» **What is needed**
Check each line of the data below for the word "this", then extract the ones that have it.

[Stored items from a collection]
──────────────────────────────

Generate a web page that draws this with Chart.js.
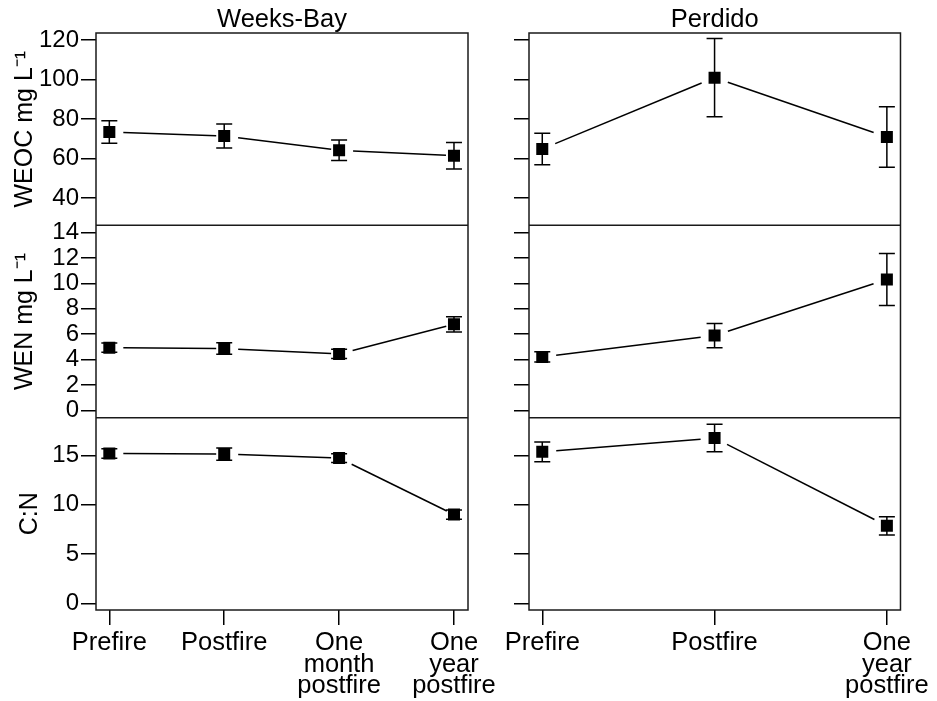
<!DOCTYPE html>
<html>
<head>
<meta charset="utf-8">
<script src="https://cdn.jsdelivr.net/npm/chart.js@4.4.1/dist/chart.umd.min.js"></script>
<style>
  html, body { margin: 0; padding: 0; background: #fff; }
  #wrap { position: relative; width: 937px; height: 701px; }
  #wrap canvas { position: absolute; left: 0; top: 0; }
</style>
</head>
<body>
<div id="wrap">
  <canvas id="weeks" width="937" height="701"></canvas>
  <canvas id="perdido" width="937" height="701"></canvas>
</div>
<script>
// sampling times per site
const weeksLabels = [['Prefire'], ['Postfire'], ['One', 'month', 'postfire'], ['One', 'year', 'postfire']];
const perdidoLabels = [['Prefire'], ['Postfire'], ['One', 'year', 'postfire']];

// means and error bar half-lengths
const weeksWEOC = [73.4, 71.4, 64.2, 61.4];
const weeksWEOCErr = [5.7, 6.1, 5.2, 6.7];
const perdidoWEOC = [64.8, 100.9, 70.9];
const perdidoWEOCErr = [8.0, 19.8, 15.3];

const weeksWEN = [4.94, 4.87, 4.45, 6.78];
const weeksWENErr = [0.37, 0.45, 0.37, 0.6];
const perdidoWEN = [4.21, 5.89, 10.31];
const perdidoWENErr = [0.4, 0.95, 2.05];

const weeksCN = [15.2, 15.14, 14.73, 9.0];
const weeksCNErr = [0.48, 0.62, 0.44, 0.47];
const perdidoCN = [15.37, 16.76, 7.86];
const perdidoCNErr = [1.0, 1.4, 0.93];

// y axis tick values
const weocTicks = [40, 60, 80, 100, 120];
const wenTicks = [0, 2, 4, 6, 8, 10, 12, 14];
const cnTicks = [0, 5, 10, 15];

const FONT = '"Liberation Sans", Arial, Helvetica, sans-serif';
const INK = '#000';

// error bars + connecting segments (with gaps around the markers)
const errorBars = {
  id: 'errorBars',
  beforeDatasetsDraw(chart, args, opts) {
    const ctx = chart.ctx;
    const g0 = opts.gap[0], g1 = opts.gap[1];
    ctx.save();
    ctx.strokeStyle = INK;
    ctx.lineWidth = 1.5;
    chart.data.datasets.forEach((ds, di) => {
      const meta = chart.getDatasetMeta(di);
      const ys = chart.scales[ds.yAxisID];
      meta.data.forEach((pt, i) => {
        const v = ds.data[i].y, e = ds.errors[i];
        const top = ys.getPixelForValue(v + e);
        const bot = ys.getPixelForValue(v - e);
        ctx.beginPath();
        ctx.moveTo(pt.x, top); ctx.lineTo(pt.x, bot);
        ctx.moveTo(pt.x - 8, top); ctx.lineTo(pt.x + 8, top);
        ctx.moveTo(pt.x - 8, bot); ctx.lineTo(pt.x + 8, bot);
        ctx.stroke();
      });
      for (let i = 0; i + 1 < meta.data.length; i++) {
        const a = meta.data[i], b = meta.data[i + 1];
        const dx = b.x - a.x, dy = b.y - a.y;
        const len = Math.hypot(dx, dy);
        const ux = dx / len, uy = dy / len;
        ctx.beginPath();
        ctx.moveTo(a.x + ux * g0, a.y + uy * g0);
        ctx.lineTo(b.x - ux * g1, b.y - uy * g1);
        ctx.stroke();
      }
    });
    ctx.restore();
  }
};

// box around the panels and separators between rows
const panelFrame = {
  id: 'panelFrame',
  afterDatasetsDraw(chart) {
    const ctx = chart.ctx;
    const a = chart.chartArea;
    ctx.save();
    ctx.strokeStyle = '#1a1a1a';
    ctx.lineWidth = 1.5;
    ctx.strokeRect(a.left, a.top, a.right - a.left, a.bottom - a.top);
    ['yWEOC', 'yWEN'].forEach(id => {
      const y = chart.scales[id].bottom;
      ctx.beginPath();
      ctx.moveTo(a.left, y);
      ctx.lineTo(a.right, y);
      ctx.stroke();
    });
    ctx.restore();
  }
};

const panelTitle = {
  id: 'panelTitle',
  afterDraw(chart, args, opts) {
    const ctx = chart.ctx;
    const a = chart.chartArea;
    ctx.save();
    ctx.fillStyle = INK;
    ctx.font = '25.5px ' + FONT;
    ctx.textAlign = 'center';
    ctx.textBaseline = 'alphabetic';
    ctx.fillText(opts.text, (a.left + a.right) / 2, 27);
    ctx.restore();
  }
};

function yAxis(ticks, min, max, showLabels, axisWidth, title, titlePad) {
  return {
    type: 'linear',
    position: 'left',
    stack: 'rows',
    stackWeight: 1,
    min: min,
    max: max,
    afterBuildTicks: s => { s.ticks = ticks.map(v => ({ value: v })); },
    afterFit: s => { s.width = axisWidth; },
    ticks: { display: showLabels, autoSkip: false, color: INK, padding: 2, font: { family: FONT, size: 24 } },
    grid: { display: true, drawOnChartArea: false, drawTicks: true, tickLength: 15, color: INK, lineWidth: 1.5 },
    border: { display: false },
    title: {
      display: showLabels,
      text: title,
      color: INK,
      padding: { top: titlePad, bottom: 0 },
      font: { family: FONT, size: 25 }
    }
  };
}

function makeColumn(id, site, labels, weoc, weocErr, wen, wenErr, cn, cnErr, xr, pad, axisWidth, showLabels, gap) {
  const pts = arr => arr.map((v, i) => ({ x: i, y: v }));
  const marker = {
    showLine: false,
    pointStyle: 'rect',
    pointRadius: 8.5,
    pointBackgroundColor: INK,
    pointBorderColor: INK,
    pointBorderWidth: 0
  };
  return new Chart(document.getElementById(id), {
    type: 'line',
    data: {
      datasets: [
        Object.assign({ label: 'WEOC', data: pts(weoc), errors: weocErr, yAxisID: 'yWEOC' }, marker),
        Object.assign({ label: 'WEN', data: pts(wen), errors: wenErr, yAxisID: 'yWEN' }, marker),
        Object.assign({ label: 'C:N', data: pts(cn), errors: cnErr, yAxisID: 'yCN' }, marker)
      ]
    },
    options: {
      responsive: false,
      animation: false,
      layout: { padding: pad },
      plugins: {
        legend: { display: false },
        tooltip: { enabled: false },
        errorBars: { gap: gap },
        panelTitle: { text: site }
      },
      scales: {
        x: {
          type: 'linear',
          position: 'bottom',
          min: xr[0],
          max: xr[1],
          afterBuildTicks: s => { s.ticks = labels.map((l, i) => ({ value: i })); },
          afterFit: s => { s.height = 91; },
          ticks: {
            callback: (v, i) => labels[i],
            color: INK,
            maxRotation: 0,
            autoSkip: false,
            padding: 7,
            font: { family: FONT, size: 25.5, lineHeight: 0.85 }
          },
          grid: { display: true, drawOnChartArea: false, drawTicks: true, tickLength: 15, color: INK, lineWidth: 1.5 },
          border: { display: false }
        },
        // declared bottom-to-top: stacked left boxes are placed in reverse order
        yCN: yAxis(cnTicks, -0.68, 18.83, showLabels, axisWidth, 'C:N', 15),
        yWEN: yAxis(wenTicks, -0.57, 14.57, showLabels, axisWidth, 'WEN mg L\u207B\u00B9', 10),
        yWEOC: yAxis(weocTicks, 26.2, 123.5, showLabels, axisWidth, 'WEOC mg L\u207B\u00B9', 10)
      }
    },
    plugins: [errorBars, panelFrame, panelTitle]
  });
}

makeColumn('weeks', 'Weeks-Bay', weeksLabels,
  weeksWEOC, weeksWEOCErr, weeksWEN, weeksWENErr, weeksCN, weeksCNErr,
  [-0.116, 3.122], { top: 33, left: 0, right: 469, bottom: 0 }, 96, true, [14, 8]);

makeColumn('perdido', 'Perdido', perdidoLabels,
  perdidoWEOC, perdidoWEOCErr, perdidoWEN, perdidoWENErr, perdidoCN, perdidoCNErr,
  [-0.077, 2.079], { top: 33, left: 480, right: 36, bottom: 0 }, 49, false, [14, 14]);
</script>
</body>
</html>
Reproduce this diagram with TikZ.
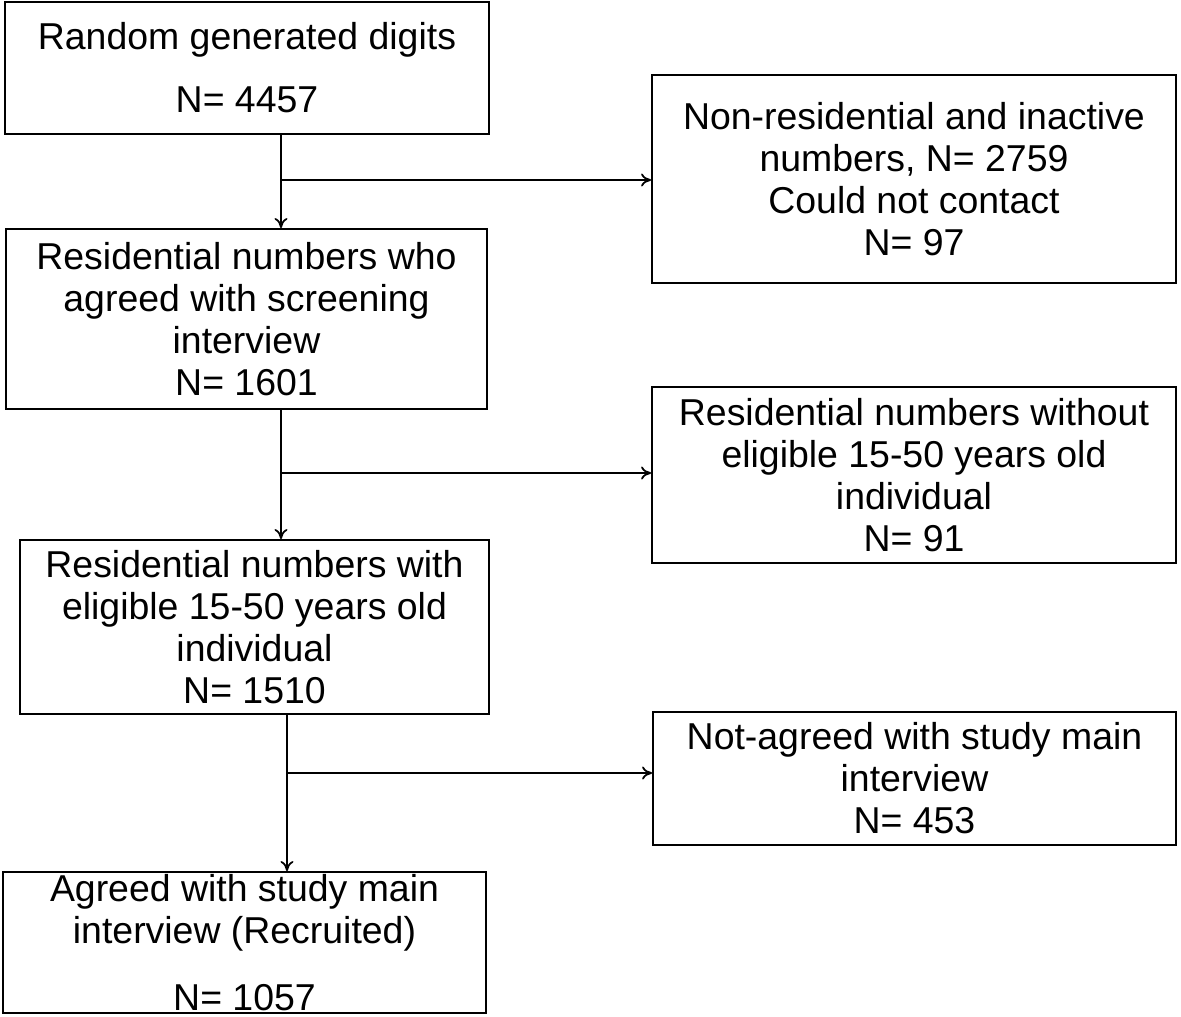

──────────────────────────────

» **Task solution**
Generate a web page that draws this with Chart.js.
Reproduce this diagram with TikZ.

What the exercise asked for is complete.